When Alexander moved to Oak Park in 1982 to be with the object of her affections, Joe Graber, the main thoroughfare that runs just north of where the couple lives thrived.
“When I moved here, North Avenue was a much nicer street,” she said.
Alexander said she’s not certain what forces led to the area’s decline.
“Neither the residents nor the village were paying attention,” she said. “Shame on the village, but also shame on us for not asking for some attention.”
Several years ago when Cash America Pawn of Chicago sought to locate at the corner of North and Ridgeland avenues, Alexander rallied with her husband and neighbors, forming the North Avenue Neighborhood Association. The association’s boundaries are Austin Boulevard to the east; Harlem Avenue to the west; North Avenue to the north; and Division Street to the south. The organization has about 100 members.
“More people are interested on the east side because we have more problems on that stretch,” Alexander said. “The kind of retail you have on North Avenue Chicago is creeping further and further west, and we want to stop that.”
Alexander, who has an MBA from Northwestern University’s Kellogg School of Management, said pawn shops, check cashing shops and payday loan operations not only prey on the poor but are a sign of urban decay that prevents desirable economic investment.
“I’m very pro-business, especially pro-small-business,” she said. “I want Oak Park to be a business-friendly town, especially for small business people.”
North Avenue Neighborhood Association lost its battle against Cash America Pawn but is determined to win the war, teaming up with Galewood residents to prevent an EZ Pawn from moving onto North Avenue near Narragansett Avenue. The shop would be on the north side of the street, in the Chicago city limits.
Alexander said she sees the North Avenue corridor as the neglected step-child of the Village of Oak Park.
“We would like people to drive west of Austin on North Avenue and think, ‘Wow, this is a different neighborhood,’” the North Harvey Avenue resident said.
But Loretta Daly, business services manager for the Village of Oak Park, bristles at the notion that less attention is paid to the northside corridor than to any of the other 11 business districts.
“There is certainly an interest in moving along any kind of projects that bring value to North Avenue,” she said.

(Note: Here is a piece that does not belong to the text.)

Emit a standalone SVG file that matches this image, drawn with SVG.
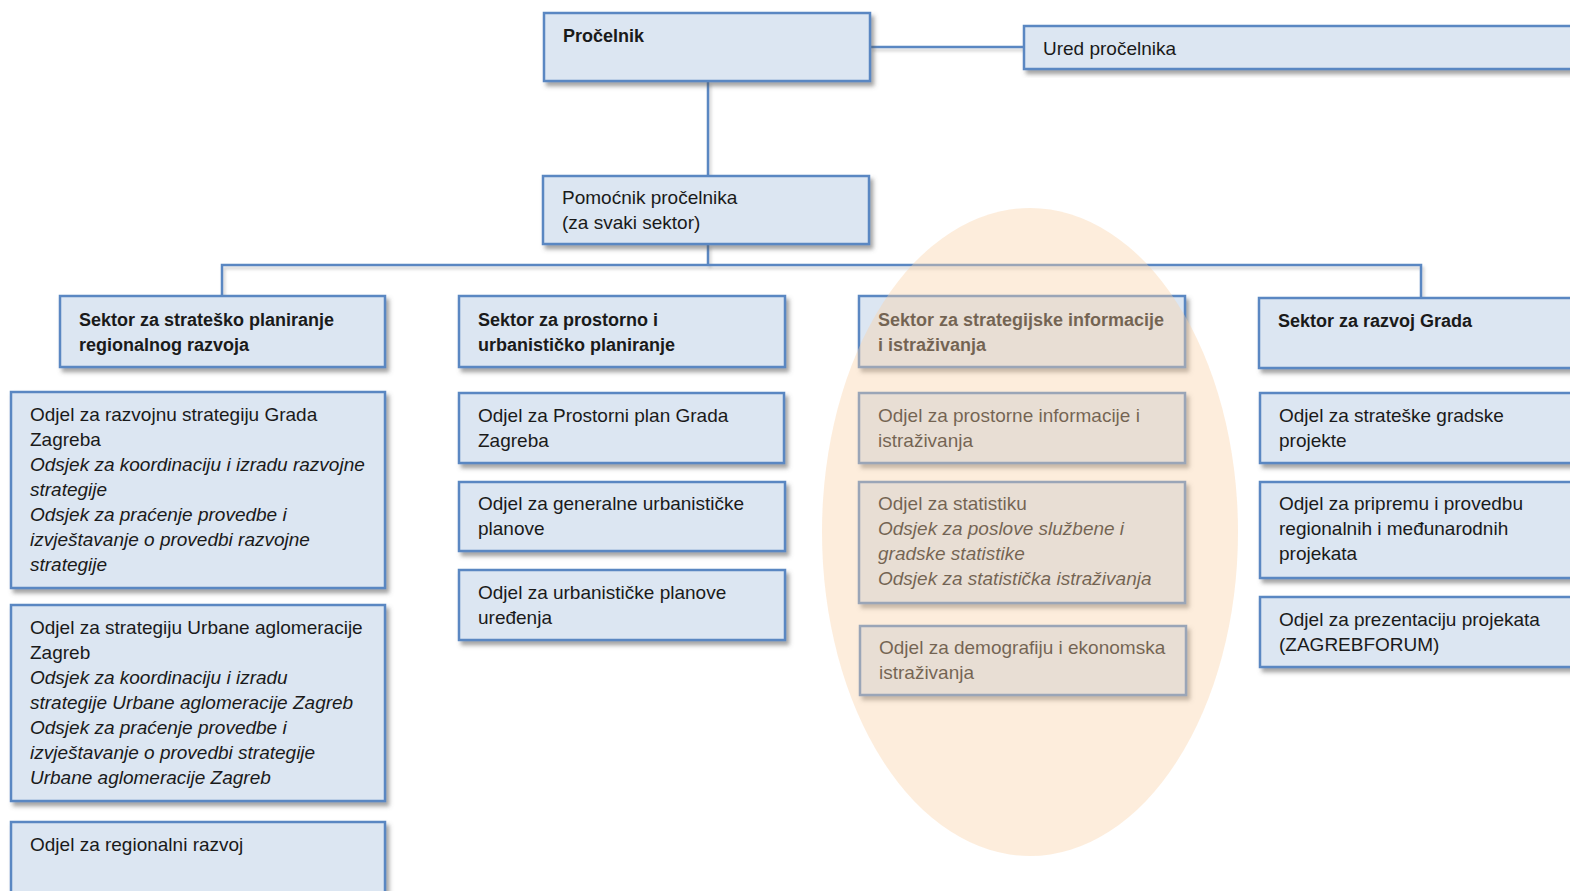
<svg xmlns="http://www.w3.org/2000/svg" width="1570" height="891" viewBox="0 0 1570 891">
<defs>
<filter id="sh" x="-5%" y="-10%" width="115%" height="130%">
<feDropShadow dx="3" dy="4" stdDeviation="2" flood-color="#555" flood-opacity="0.55"/>
</filter>
<filter id="lsh" filterUnits="userSpaceOnUse" x="0" y="0" width="1570" height="891">
<feDropShadow dx="2" dy="3" stdDeviation="1.5" flood-color="#777" flood-opacity="0.35"/>
</filter>
</defs>
<style>
.box{fill:#dce6f2;stroke:#5a87c2;stroke-width:2.5;filter:url(#sh)}
.t{font-family:"Liberation Sans",Arial,sans-serif;font-size:19px;fill:#1a1a1a}
.b{font-family:"Liberation Sans",Arial,sans-serif;font-size:18px;font-weight:bold;fill:#1a1a1a}
.i{font-style:italic}
.ln{fill:none;stroke:#5a87c2;stroke-width:2.5;filter:url(#lsh)}
</style>
<rect width="1570" height="891" fill="#ffffff"/>
<g id="connectors">
<path class="ln" d="M870 47 H1024"/>
<path class="ln" d="M708 81 V176"/>
<path class="ln" d="M708 244 V265"/>
<path class="ln" d="M222 296 V265 H1421 V298"/>
</g>
<g id="procelnik"><rect class="box" x="544" y="13" width="326" height="68"/><text class="b" x="563" y="42">Pročelnik</text></g>
<g id="ured"><rect class="box" x="1024" y="26" width="560" height="43"/><text class="t" x="1043" y="55">Ured pročelnika</text></g>
<g id="pomocnik"><rect class="box" x="543" y="176" width="326" height="68"/><text class="t" x="562" y="204">Pomoćnik pročelnika</text><text class="t" x="562" y="229">(za svaki sektor)</text></g>

<g id="sektor1"><rect class="box" x="60" y="296" width="325" height="71"/><text class="b" x="79" y="326">Sektor za strateško planiranje</text><text class="b" x="79" y="351">regionalnog razvoja</text></g>
<g id="sektor2"><rect class="box" x="459" y="296" width="326" height="71"/><text class="b" x="478" y="326">Sektor za prostorno i</text><text class="b" x="478" y="351">urbanističko planiranje</text></g>
<g id="sektor3"><rect class="box" x="859" y="296" width="326" height="71"/><text class="b" x="878" y="326">Sektor za strategijske informacije</text><text class="b" x="878" y="351">i istraživanja</text></g>
<g id="sektor4"><rect class="box" x="1259" y="298" width="325" height="70"/><text class="b" x="1278" y="327">Sektor za razvoj Grada</text></g>

<g id="odjel-1-1"><rect class="box" x="11" y="392" width="374" height="196"/>
<text class="t" x="30" y="421">Odjel za razvojnu strategiju Grada</text>
<text class="t" x="30" y="446">Zagreba</text>
<text class="t i" x="30" y="471">Odsjek za koordinaciju i izradu razvojne</text>
<text class="t i" x="30" y="496">strategije</text>
<text class="t i" x="30" y="521">Odsjek za praćenje provedbe i</text>
<text class="t i" x="30" y="546">izvještavanje o provedbi razvojne</text>
<text class="t i" x="30" y="571">strategije</text></g>
<g id="odjel-1-2"><rect class="box" x="11" y="605" width="374" height="196"/>
<text class="t" x="30" y="634">Odjel za strategiju Urbane aglomeracije</text>
<text class="t" x="30" y="659">Zagreb</text>
<text class="t i" x="30" y="684">Odsjek za koordinaciju i izradu</text>
<text class="t i" x="30" y="709">strategije Urbane aglomeracije Zagreb</text>
<text class="t i" x="30" y="734">Odsjek za praćenje provedbe i</text>
<text class="t i" x="30" y="759">izvještavanje o provedbi strategije</text>
<text class="t i" x="30" y="784">Urbane aglomeracije Zagreb</text></g>
<g id="odjel-1-3"><rect class="box" x="11" y="822" width="374" height="90"/>
<text class="t" x="30" y="851">Odjel za regionalni razvoj</text></g>

<g id="odjel-2-1"><rect class="box" x="459" y="393" width="325" height="70"/>
<text class="t" x="478" y="422">Odjel za Prostorni plan Grada</text>
<text class="t" x="478" y="447">Zagreba</text></g>
<g id="odjel-2-2"><rect class="box" x="459" y="482" width="326" height="69"/>
<text class="t" x="478" y="510">Odjel za generalne urbanističke</text>
<text class="t" x="478" y="535">planove</text></g>
<g id="odjel-2-3"><rect class="box" x="459" y="570" width="326" height="70"/>
<text class="t" x="478" y="599">Odjel za urbanističke planove</text>
<text class="t" x="478" y="624">uređenja</text></g>

<g id="odjel-3-1"><rect class="box" x="859" y="393" width="326" height="70"/>
<text class="t" x="878" y="422">Odjel za prostorne informacije i</text>
<text class="t" x="878" y="447">istraživanja</text></g>
<g id="odjel-3-2"><rect class="box" x="859" y="482" width="326" height="121"/>
<text class="t" x="878" y="510">Odjel za statistiku</text>
<text class="t i" x="878" y="535">Odsjek za poslove službene i</text>
<text class="t i" x="878" y="560">gradske statistike</text>
<text class="t i" x="878" y="585">Odsjek za statistička istraživanja</text></g>
<g id="odjel-3-3"><rect class="box" x="860" y="626" width="326" height="69"/>
<text class="t" x="879" y="654">Odjel za demografiju i ekonomska</text>
<text class="t" x="879" y="679">istraživanja</text></g>

<g id="odjel-4-1"><rect class="box" x="1260" y="393" width="324" height="70"/>
<text class="t" x="1279" y="422">Odjel za strateške gradske</text>
<text class="t" x="1279" y="447">projekte</text></g>
<g id="odjel-4-2"><rect class="box" x="1260" y="482" width="324" height="96"/>
<text class="t" x="1279" y="510">Odjel za pripremu i provedbu</text>
<text class="t" x="1279" y="535">regionalnih i međunarodnih</text>
<text class="t" x="1279" y="560">projekata</text></g>
<g id="odjel-4-3"><rect class="box" x="1260" y="597" width="324" height="70"/>
<text class="t" x="1279" y="626">Odjel za prezentaciju projekata</text>
<text class="t" x="1279" y="651">(ZAGREBFORUM)</text></g>

<g id="highlight"><ellipse cx="1030" cy="532" rx="208" ry="324" fill="#fbd3a8" fill-opacity="0.4"/></g>
</svg>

North Avenue, for instance, was highlighted during the 2012 Oak Park Broker and Developer Tour sponsored by the Village of Oak Park and the Oak Park Development Corporation, she said. The tour was intended to give new potential businesses a view of available sites and data on household incomes; daytime, evening and tourist traffic; and commercial investment.
In addition, Daly said, Oak Park committed about $2.55 million to the North Avenue streetscape project that included lighting, sidewalks and medians from Harlem Avenue to Austin Boulevard.
“Granted, that project has been slowed down and is on hiatus because of Chicago, ” she added. The project stopped prematurely around Oak Park Avenue.
Alexander said she plans to request a ban on currency exchange, payday loan operations and pawn shops.
But such a request likely is unnecessary. Village zoning administrator Mike Bruce said local ordinance requires special zoning for any of these types of businesses. A district perimeter overlay that includes anything within the boundaries of Oak Park, such as the south side of North Avenue, prevents such a special zone from being granted.
“The overlay can be a supplement to, kind of makes tweaks to the underlying zoning requirements,” he said.
According to the village Zoning Ordinance Section 3.9.2, the perimeter overlay was established to “improve the visual quality of the perimeter area; encourage a mix of desirable retail uses; protect adjacent residential areas; restrict undesirable signage; and limit undesirable uses.”